Of course, Jean doesn’t specify which managers would be fired, doesn’t seem to understand that many people in government whose positions are labelled manager are actually front-line staff, and offers no explanation for how he will reduce billions from government revenue through tax reductions, pay for an expensive court case against the feds, and still balance the books in three years. Meanwhile, MLA Derek Fildebrandt, who has not officially declared himself for the leadership but is apparently considering it, went on record criticizing Jean’s platform for being too timid. The suggestion, of course, being that what’s needed are deeper more brutal spending cuts and a more rapid move to eliminate the deficit and the debt. He also published a blog on his United Liberty page essentially declaring war on organized labour and suggesting that what is needed is for the government to undo 50 years of legislation and Supreme Court decisions protecting the rights of workers and unions.
Jason Kenney, who has now also officially entered the UCP leadership race, has yet to release anything resembling a platform. His speeches to date have focused on the supposed assault on Alberta by the federal government, Alberta’s “crippling” debt, and the fact that the provincial government has “ruined” the economy and “mortgaged” our future. He has suggested that Alberta’s identity and free enterprise are “under assault” and vows to make sure that a new social studies curriculum for the province highlight’s Canada’s military and Confederation history.
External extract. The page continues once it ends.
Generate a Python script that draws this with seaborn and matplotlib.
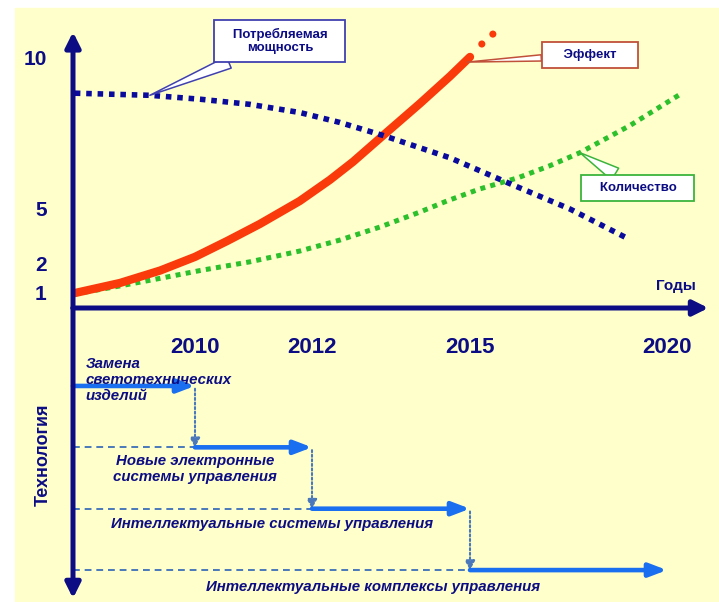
import numpy as np
import matplotlib.pyplot as plt
from matplotlib.patches import Rectangle
import seaborn as sns

# Curves (years / relative level)
years_effect = [2008.03, 2008.77, 2009.43, 2010.0, 2010.55, 2011.11, 2011.79,
                2012.34, 2012.78, 2013.35, 2014.05, 2014.62, 2015.0]
effect = [0.65, 1.07, 1.5, 1.97, 2.82, 3.75, 5.0, 5.7, 6.3, 7.17, 8.23, 9.13, 9.77]
years_effect_next = [2015.3, 2015.58]
effect_next = [10.2, 10.53]

years_power = [2008.03, 2009.26, 2010.09, 2010.94, 2011.79, 2012.53, 2013.35,
               2014.62, 2016.09, 2017.54, 2018.98]
power = [8.57, 8.5, 8.37, 8.2, 7.93, 7.6, 7.17, 6.43, 5.53, 4.56, 2.98]

years_count = [2008.03, 2008.77, 2009.43, 2010.09, 2010.94, 2011.79, 2012.53,
               2013.29, 2014.05, 2014.56, 2015.25, 2016.22, 2017.03, 2017.79,
               2019.06, 2020.33]
count = [0.61, 0.96, 1.23, 1.5, 1.8, 2.27, 2.87, 3.58, 4.4, 5.0, 5.4, 5.77,
         6.17, 6.6, 7.5, 8.53]

year_ticks = [2010, 2012, 2015, 2020]
level_ticks = [1, 2, 5, 10]

# Technology stages
stages = ["Замена\nсветотехнических\nизделий",
          "Новые электронные\nсистемы управления",
          "Интеллектуальные системы управления",
          "Интеллектуальные комплексы управления"]
stage_rows = [1, 2, 3, 4]
stage_start = [2008, 2010, 2012, 2015]
stage_end = [2010, 2012, 2015, 2020]

# colours
navy = "#0C0C84"
red = "#FA3A0A"
green = "#2CC02C"
blue_dots = "#0A0A9C"
arrow_blue = "#1A6EF0"
guide = "#4A78BA"
yellow = "#FFFFCC"

sns.set_style("white")
plt.rcParams["font.family"] = ["Liberation Sans", "DejaVu Sans"]

# the schematic axes are not linear: piecewise scale (years -> px, level -> px)
x_knots = [1990, 2008, 2010, 2012, 2015, 2020, 2040]
x_pos = [73 - 18 * 61, 73, 195, 312, 470, 667, 667 + 20 * 39.4]
y_knots = [-10, 0, 1, 2, 5, 10, 30]
y_pos = [-230, 0, 23, 52, 107, 258, 858]


def xf(v):
    return np.interp(v, x_knots, x_pos)


def xi(p):
    return np.interp(p, x_pos, x_knots)


def yf(v):
    return np.interp(v, y_knots, y_pos)


def yi(p):
    return np.interp(p, y_pos, y_knots)


W, H = 719, 602
fig = plt.figure(figsize=(W / 100, H / 100), dpi=100)
fig.patch.set_facecolor("white")
fig.add_artist(Rectangle((15 / W, 0), 1, (H - 8) / H, transform=fig.transFigure,
                         color=yellow, zorder=-10))

ax = fig.add_axes([73 / W, (H - 308) / H, (W - 73) / W, 308 / H])
ax2 = fig.add_axes([73 / W, 0, (W - 73) / W, (H - 308) / H])
for a in (ax, ax2):
    a.set_facecolor("none")
    a.set_xscale("function", functions=(xf, xi))
    a.set_xlim(2008, float(xi(W)))
    for s in a.spines.values():
        s.set_visible(False)
ax.set_yscale("function", functions=(yf, yi))
ax.set_ylim(0, float(yi(308)))
ax2.set_ylim(4.52, -0.27)

# ---- upper chart ----
sns.lineplot(x=years_count, y=count, ax=ax, color=green, linewidth=3.6,
             linestyle=(0, (1, 1.05)), estimator=None, sort=False, zorder=3)
sns.lineplot(x=years_effect, y=effect, ax=ax, color=red, linewidth=6,
             solid_capstyle="round", solid_joinstyle="round",
             estimator=None, sort=False, zorder=4)
sns.scatterplot(x=years_effect_next, y=effect_next, ax=ax, color=red, s=26,
                edgecolor="none", zorder=4)
sns.lineplot(x=years_power, y=power, ax=ax, color=blue_dots, linewidth=4,
             linestyle=(0, (1, 1.05)), estimator=None, sort=False, zorder=5)

axis_arrow = dict(arrowstyle="-|>,head_length=0.9,head_width=0.45", color=navy,
                  lw=3.6, shrinkA=0, shrinkB=0, mutation_scale=10)
ax.annotate("", xy=(2008, 10.6), xytext=(2008, 0), arrowprops=axis_arrow,
            annotation_clip=False, zorder=6)
ax.annotate("", xy=(2021.05, 0), xytext=(2008, 0), arrowprops=axis_arrow,
            annotation_clip=False, zorder=6)

ax.set_xticks(year_ticks, labels=[str(y) for y in year_ticks], fontsize=16,
              fontweight="bold", color=navy)
ax.tick_params(axis="x", direction="out", length=10.8, width=3, color=navy, pad=10)
ax.set_yticks(level_ticks, labels=[str(v) for v in level_ticks], va="top",
              fontsize=15, fontweight="bold", color=navy)
ax.tick_params(axis="y", direction="out", length=8, width=3, color=navy, pad=11)
ax.text(2020.23, 0.96, "Годы", ha="center", va="center", fontsize=11,
        fontweight="bold", color=navy)

# callouts
def callout(text, tip, at, edge, tail):
    ax.annotate(text, xy=tip, xytext=at, ha="center", va="center",
                fontsize=9.5, fontweight="bold", color=navy, zorder=8,
                annotation_clip=False,
                bbox=dict(boxstyle="square,pad=0.55", fc="white", ec=edge, lw=1.3),
                arrowprops=dict(arrowstyle=f"wedge,tail_width={tail},shrink_factor=0.5",
                                fc="white", ec=edge, lw=1.1, mutation_scale=10,
                                shrinkA=0, shrinkB=0))


callout("   Потребляемая   \nмощность", (2009.26, 8.5), (2011.45, 10.3), "#4040B0", 0.9)
callout("    Эффект    ", (2014.95, 9.6), (2018.05, 9.83), "#C0503A", 0.45)
callout("   Количество   ", (2017.79, 6.6), (2019.26, 5.43), "#3CB43C", 1.0)

# ---- technology timeline ----
ax2.annotate("", xy=(2008, 4.46), xytext=(2008, -0.27), arrowprops=axis_arrow,
             annotation_clip=False, zorder=6)
ax2.hlines(stage_rows[1:], 2008, stage_start[1:], colors=guide,
           linestyles=(0, (3.5, 2.5)), lw=1.4, zorder=2)
for i, r in enumerate(stage_rows):
    ax2.annotate("", xy=(stage_end[i], r), xytext=(stage_start[i], r),
                 arrowprops=dict(arrowstyle="-|>,head_length=1.05,head_width=0.4",
                                 color=arrow_blue, lw=3.3, shrinkA=0, shrinkB=0,
                                 mutation_scale=10),
                 annotation_clip=False, zorder=3)
    if i + 1 < len(stage_rows):
        ax2.annotate("", xy=(stage_end[i], stage_rows[i + 1]),
                     xytext=(stage_end[i], r),
                     arrowprops=dict(arrowstyle="-|>,head_length=0.55,head_width=0.3",
                                     color=guide, lw=1.5, ls=(0, (1, 1.2)),
                                     shrinkA=2, shrinkB=0, mutation_scale=10),
                     annotation_clip=False, zorder=3)

text_kw = dict(fontsize=10.8, fontweight="bold", fontstyle="italic", color=navy,
               zorder=7, va="center")
ax2.text(2008.21, 0.9, stages[0], ha="left", linespacing=1.2, **text_kw)
ax2.text(2010.0, 2.354, stages[1], ha="center", multialignment="center",
         linespacing=1.2, **text_kw)
ax2.text(2011.32, 3.25, stages[2], ha="center", **text_kw)
ax2.text(2013.16, 4.28, stages[3], ha="center", **text_kw)
ax2.text(2007.52, 2.125, "Технология", rotation=90, ha="center", va="center",
         fontsize=13, fontweight="bold", color=navy)

ax2.set_xticks([])
ax2.set_yticks([])

fig.savefig("out.png", dpi=100)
The fact that he repeatedly labels the current, centrist NDP government as socialist, and has promised to undo every one of the policies they have passed, speaks to just how radical and retrograde he plans to be as leader.
In Alberta, the province’s newest political party seems to be not so new after all, with the reliance of its aspiring leaders on the old school language, ideas, and policies that got us into this mess in the first place. Brian Jean said recently “gone are the days when hard-right governments are going to be successful in Alberta.” Perhaps it’s time that he and his fellow UCPers took that understanding to heart and stopped trying to relive 1993.